Some of you are a little uncomfortable right now. Because even though you are a Christian, you still operate out of another identity - maybe it’s screw up or accident or black sheep or failure or addict or stupid. This is straight from the pit of hell.
I have a friend who has been sober now for 25 years. He thinks that AA is a good think accept for how they introduce themselves. He is adamant that he is not an alcoholic. That’s not his identity. His identity is as a child of God who struggled with alcohol. There’s a big difference.
In 2020, lets lean into our identities as blood bought heirs of the most high king!
3. Temptation
Some of you are defeated by temptation. When I talk to people that are struggling with temptation, one of the main words that comes up is “try.” When I hear that word, I know that they don not understand their position in Christ. The key word is not try but trust in what God has already done.
If we are seated with Christ, we have all of His authority and power to st deal with the devils that torment us.
We are going to really focus in on this truth in week three when we learn to stand but we must sit first.

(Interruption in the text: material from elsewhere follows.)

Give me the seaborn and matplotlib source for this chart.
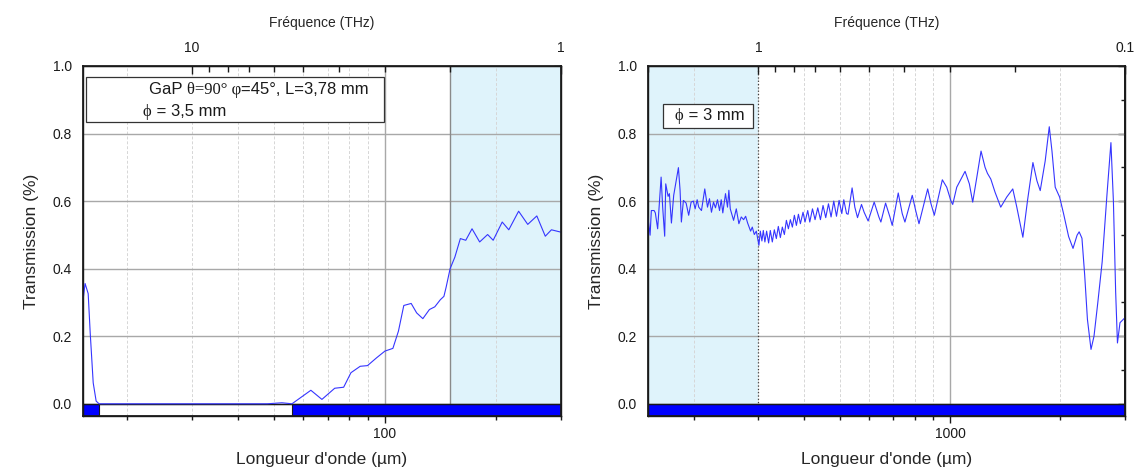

Trials, temptations, and troubles will come, Jesus assured that:
“In this world you will have trouble. But take heart! I have overcome the world.” ((John 16:33)
John, writing about deceiving spirits, write these encouraging words:
“You, dear children, are from God and have overcome them, because the one that is in you is greater than the one that is is the world.” (I John 4:4)
Paul sums this up nicely in his letter to the Roman Christians:
If God is for us, who can be against us? He who did not spare his own Son, but gave him up for us all—how will he not also, along with him, graciously give us all things? Who will bring any charge against those whom God has chosen? It is God who justifies. Who then is the one who condemns? No one. Christ Jesus who died—more than that, who was raised to life—is at the right hand of God and is also interceding for us. Who shall separate us from the love of Christ? Shall trouble or hardship or persecution or famine or nakedness or danger or sword? As it is written:
“For your sake we face death all day long;? we are considered as sheep to be slaughtered.”
No, in all these things we are more than conquerors through him who loved us.” (Romans 8:31-37)
Let’s start 2020 with the assurance that anything that comes our way this year, we can deal with because God will be walking right there with us.
Carried to the Table
This table is a beautiful picture of our being in Christ. We come to the table together to remember what Jesus did for us.
While we prepare to take communion, why don’t you focus on these this slide. In what area(s) do you need to learn to sit?
Are you trying to earn your way into heaven? Are you a Christian, who is trying to earn brownie points with God? Are you struggling with your identity? Are you weighed down by temptations and trials?